The site conveys Warrnambool of old as a martime port village complete with the Upper Lady Bay and Lady Bay light houses within its grounds. The Upper Lady Bay lighthouse is open for inspection. Both lighthouses are operational.

The village abounds with photographic opportunities and various other attractions. Food and drink are reasonably priced inside. They have a night time entertainment show naturally themed on the ship wreck of the Loch Ard.

Port Fairy is old school and revels in its history. Much of the town is carefully groomed to maintain the heritage look and feel. Portland is an industrial city that has had its share of set backs but continues to exist and offer interest to the traveller.

Wandering around the island that the light house calls home is awesome at night time yielding some wonderful images.



In Portland I stay on top of the hill, again near the light house. The tram car service can take you around the town and is well worth the ride.

The tram is made up of original Melbourne cable tram dolly and trailers that today are powered by diesel engines. The operators are very friendly and they have a small tramway museum. They're not all that friendly to visitors in the workshop which surprised me given I work on another tourist railway.


Portland has all the usual coastal attractions of scenery and wildlife and also boasts the giant aluminium smelter and it's surround infrastructure.
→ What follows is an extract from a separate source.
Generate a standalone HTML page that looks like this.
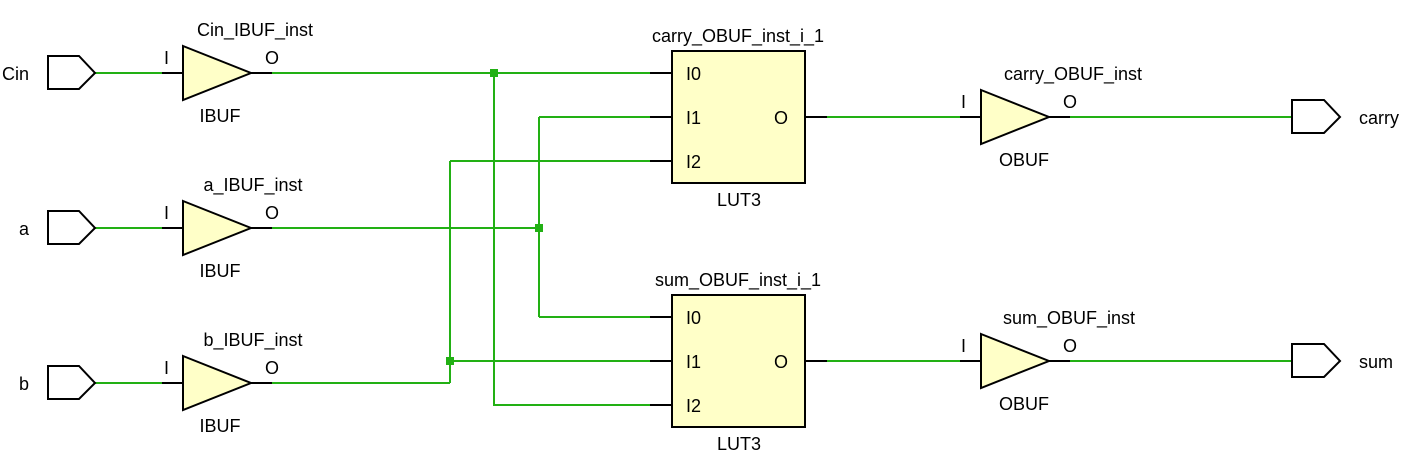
<!DOCTYPE html>
<html><head><style>body{margin:0;background:#fff}svg text{font-family:"Liberation Sans","DejaVu Sans",sans-serif;font-size:18px;fill:#000}</style></head><body>
<svg width="1412" height="459" xmlns="http://www.w3.org/2000/svg">
<g fill="none" stroke="#22b014" stroke-width="2">
<path d="M95 73H162M95 228H162M95 383H162"/>
<path d="M272 73H650M494 73V405H650"/>
<path d="M272 228H539M539 117V317M539 117H650M539 317H650"/>
<path d="M272 383H450M450 161V383M450 361H650M450 161H650"/>
<path d="M827 117H960M827 361H960M1070 117H1292M1070 361H1292"/>
</g>
<g fill="#22b014"><rect x="490" y="69" width="8" height="8"/><rect x="535" y="224" width="8" height="8"/><rect x="446" y="357" width="8" height="8"/></g>
<g stroke="#000" stroke-width="2" fill="none">
<path d="M162 73H183M251 73H272M162 228H183M251 228H272M162 383H183M251 383H272"/>
<path d="M650 73H672M650 117H672M650 161H672M805 117H827M650 317H672M650 361H672M650 405H672M805 361H827"/>
<path d="M960 117H981M1049 117H1070M960 361H981M1049 361H1070"/>
<path d="M48 56H79L95 73L79 89H48Z M48 211H79L95 228L79 244H48Z M48 366H79L95 383L79 399H48Z"/>
<path d="M1292 100H1324L1340 117L1324 133H1292Z M1292 344H1324L1340 361L1324 377H1292Z"/>
</g>
<g stroke="#000" stroke-width="2" fill="#ffffc8">
<path d="M183 46L251 73L183 100Z M183 201L251 228L183 255Z M183 356L251 383L183 410Z"/>
<path d="M981 90L1049 117L981 144Z M981 334L1049 361L981 388Z"/>
<rect x="672" y="51" width="133" height="132"/><rect x="672" y="295" width="133" height="132"/>
</g>
<text x="29" y="80" text-anchor="end">Cin</text>
<text x="29" y="235" text-anchor="end">a</text>
<text x="29" y="390" text-anchor="end">b</text>
<text x="1359" y="124">carry</text><text x="1359" y="368">sum</text>
<text x="255" y="36" text-anchor="middle">Cin_IBUF_inst</text>
<text x="253" y="191" text-anchor="middle">a_IBUF_inst</text>
<text x="253" y="346" text-anchor="middle">b_IBUF_inst</text>
<g text-anchor="middle"><text x="220" y="122">IBUF</text><text x="220" y="277">IBUF</text><text x="220" y="432">IBUF</text>
<text x="1024" y="166">OBUF</text><text x="1024" y="410">OBUF</text>
<text x="739" y="206">LUT3</text><text x="739" y="450">LUT3</text>
<text x="738" y="42">carry_OBUF_inst_i_1</text><text x="738" y="286">sum_OBUF_inst_i_1</text>
<text x="1073" y="80">carry_OBUF_inst</text><text x="1069" y="324">sum_OBUF_inst</text></g>
<text x="164" y="64">I</text><text x="265" y="64">O</text>
<text x="164" y="219">I</text><text x="265" y="219">O</text>
<text x="164" y="374">I</text><text x="265" y="374">O</text>
<text x="961" y="108">I</text><text x="1063" y="108">O</text>
<text x="961" y="352">I</text><text x="1063" y="352">O</text>
<text x="686" y="80">I0</text><text x="686" y="124">I1</text><text x="686" y="168">I2</text><text x="774" y="124">O</text>
<text x="686" y="324">I0</text><text x="686" y="368">I1</text><text x="686" y="412">I2</text><text x="774" y="368">O</text>
</svg></body></html>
These giant transformer robot like towers provide the incoming electricity to the plant. The golden blocks on the ground are the ingots of smelted aluminium. There are plant tours from time to time but they were not operating last time I was there so check ahead.



Portland is also home to a massive community of Australasian Gannets at Point Danger, I believe the largest on shore community in Australia. http://www.offwiththebirds.com/gannett-colony-portland/

Certainly worth a look. Last time I was there the dogs were not present and the fences did not reach the beach so close access was easy without disturbing the birds.


The Great Ocean Road stops officially at Portland but in reality keeps going along the Great Australian Bight into South Australia towards Adelaide.